UNA VUELTA AL CENTRO
Fue a fines de los ’80 que comenzó a releérselo y a pensarlo como referente desde un órgano de difusión y reflexión poética tan importante como fue Diario de Poesía. En el número especial que se le dedicó en 1994, el crítico Daniel García Helder afirmaba: “El presente dossier sobre la obra poética de Joaquín Giannuzzi no pretende paliar la relativa indiferencia que manifiestan respecto a ella la crítica universitaria, la crítica de los medios masivos y la crítica escrita en general”. Redescubierto y rescatado por los poetas ligados a esa revista, que volvieron a ponerlo en circulación, se tornó central en la concepción de lo que comenzó a conocerse como objetivismo: una poesía sin heroísmos de lenguaje, coloquial, descriptiva, sustentada en los materiales en los que se basa nuestra experiencia. Giannuzzi, que siempre se había dejado hablar por los objetos, midiendo la distancia justa en que ellos develaban una subjetividad sin excesos del yo, volvió a sonar fuerte.

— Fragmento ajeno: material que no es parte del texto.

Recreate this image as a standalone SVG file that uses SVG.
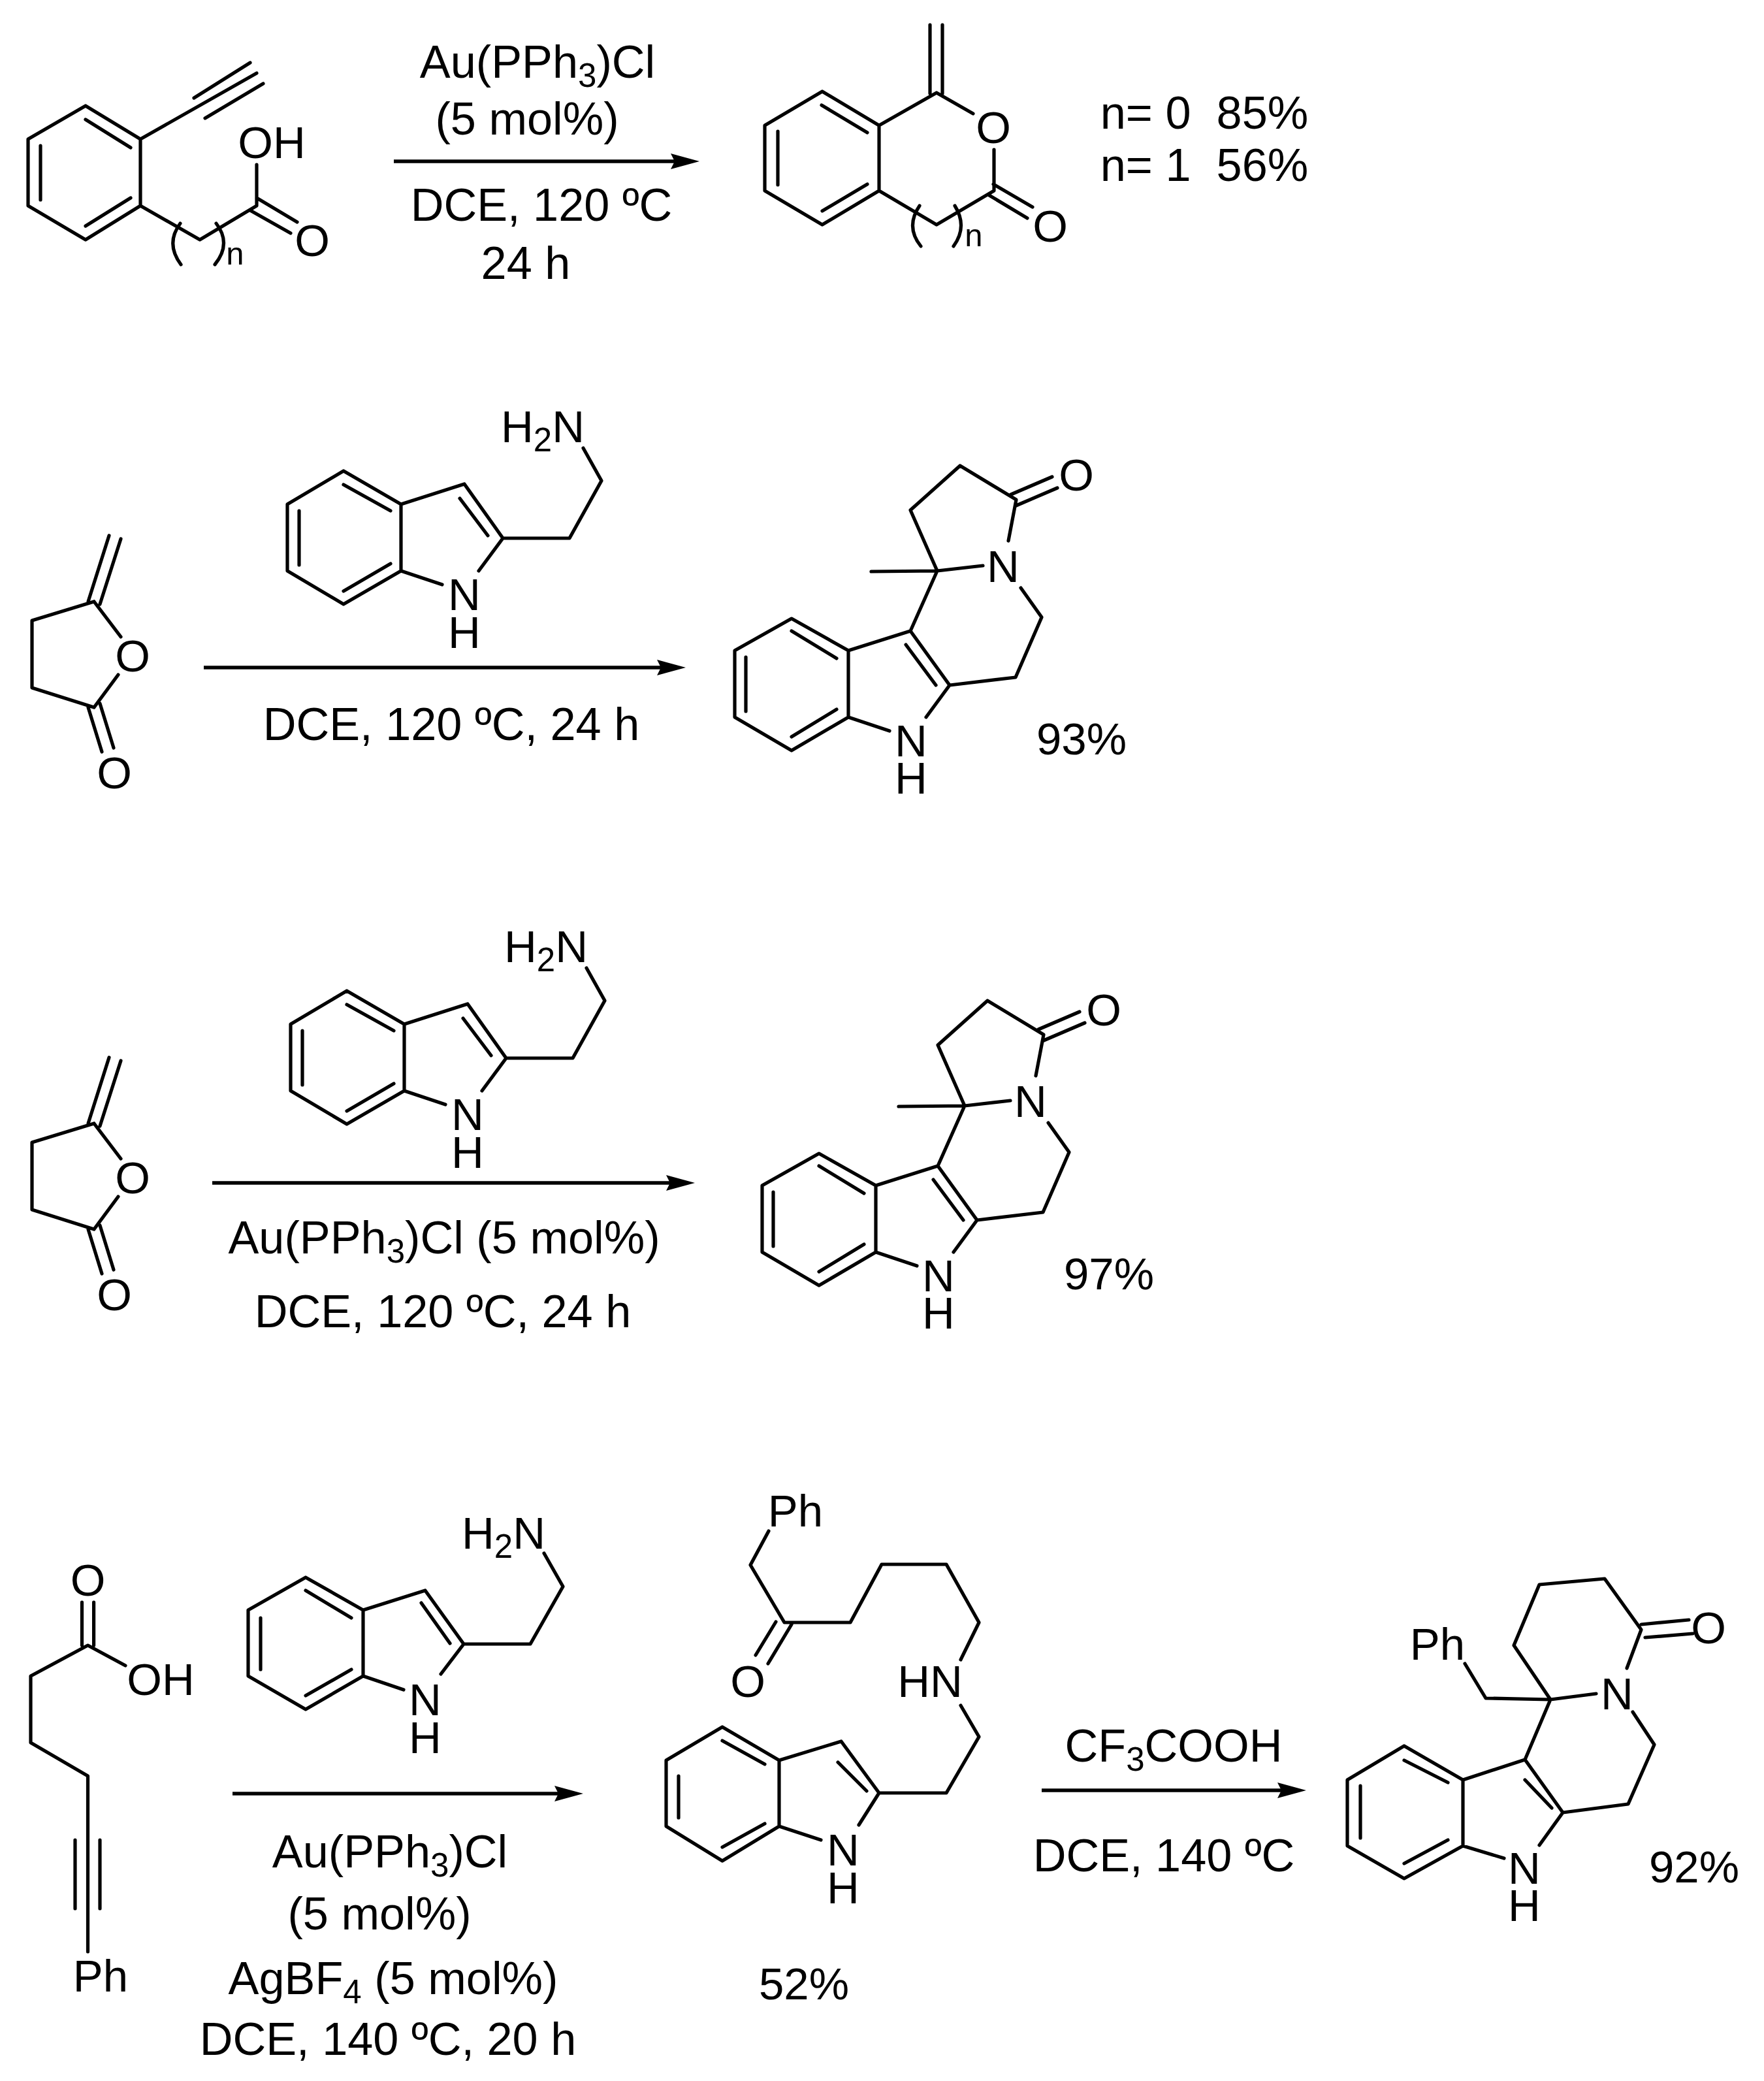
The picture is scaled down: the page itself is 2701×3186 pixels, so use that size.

Fabián Casas, poeta clave de la poesía de los ’90 y de algún modo discípulo de Joaquín Giannuzzi, cuenta cómo se de-sarrolló ese vínculo: “Conseguí en una mesa de saldos una primera edición de Señales de una causa personal. Me metí en la cama a leerlo con una lata de galletitas y no pude parar hasta terminarlo. Sentí esa sensación física que da la gran poesía. El vértigo de estar leyendo algo fundamental sobre el mundo. Giannuzzi escribía metabolizando la influencia de T. S. Eliot y Eugenio Montale. Con Montale tiene un poema gemelo sobre los domingos, aunque el de Joaquín me parece mejor. La construcción del poema, girando hacia un remate final, controlando su metafísica y drenándola de a poco, me maravilló. Creo que del periodismo sacó la economía de sus versos y la estructura del poema. Me maravilló ver en un amplio ventanal de su casa de Once, que daba a un patio inmenso donde había un millón de plantas, un vergel en medio de un pulmón de manzana: ahí se sentaba, como un entomólogo, a observar esa segunda naturaleza que forma la materia prima de sus poemas”.

Para unos poetas tan desencantados como fueron los que empezaron a publicar en la década del ’90, el corte oscuro y la seca e implacable mirada de Giannuzzi se volvieron medulares. “Por alguna razón, al anochecer,/ mi corazón late como una ametralladora./ El cardiólogo me ha dicho:/ controle su vida emocional. Me pregunto/ si no habrá allá adentro una verdad/ que intenta abrirse paso”. Escribía burlándose de sus propias emociones, hablando del corazón, como un hipocondríaco.


Giannuzzi se convirtió en la salida de muchas encrucijadas, una opción a la poesía de la pura subjetividad, del regodeo autobiográfico, o la extenuación lingüística del neobarroco. “Renuncio a practicar un destino” escribía Giannuzzi en uno de los poemas nunca recogidos en libro, que aparecen en las últimas páginas de su voluminosa Obra Completa. Pero sucedió exactamente lo contrario. El suyo fue un destino poético que, en el correr de las décadas y las palabras, se volvió carne de la poesía por nacer.